Putting Theory Into Practice
You do not need another manifesto. You need disciplined habits. Here are concrete steps to operationalize community resilience:
- Institutionalize story circles on a monthly basis. Anonymize recurring themes and translate them into tactical adjustments.
- Rotate roles and knowledge quarterly, including access to legal protocols, media contacts and financial stewardship. Build redundancy deliberately.
- Conduct differential risk assessments before every major action. Design tiered participation options that respect varied vulnerabilities.
- Establish transparent mutual aid funds with clear guidelines and rotating oversight to prevent concentration of power.

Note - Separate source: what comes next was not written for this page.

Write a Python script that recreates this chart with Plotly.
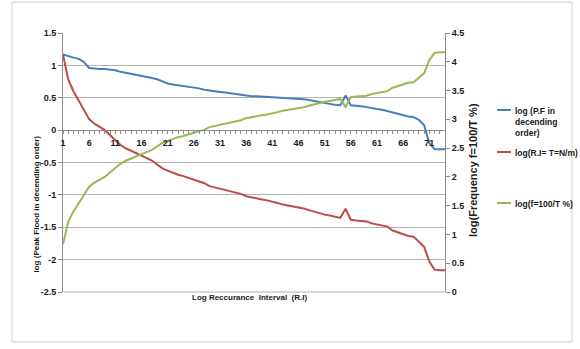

- Create rapid debrief and decompression rituals within twenty four hours of high intensity events to metabolize fear and extract lessons.
- Map your network architecture annually. Identify single points of failure and redesign to distribute responsibility.
Treat these practices not as optional add ons but as core strategy. Revisit them. Refine them. Teach them to newcomers.
Conclusion
Community resilience is not glamorous. It rarely trends. It unfolds in kitchens, church basements, encrypted chats and late night debriefs. Yet it is the difference between a movement that flares and one that endures.
State repression will continue to evolve. Surveillance will become subtler. Laws will tighten. Policing will adapt. You cannot outspend or outgun the state. But you can out organize it. You can build networks that are layered, redundant and rooted in genuine care.
Trust is your infrastructure. Mutual aid is your shock absorber. Political education is your early warning system. Security culture is your armor. When these elements combine, repression does not disappear. It loses its power to isolate and demoralize.
The future of protest is not simply louder marches. It is communities capable of withstanding pressure without surrendering their humanity. It is sovereignty practiced at the scale of relationships.
So ask yourself: if repression intensified tomorrow, would your group fracture or fuse? And what ritual will you begin this week to ensure the answer is the latter?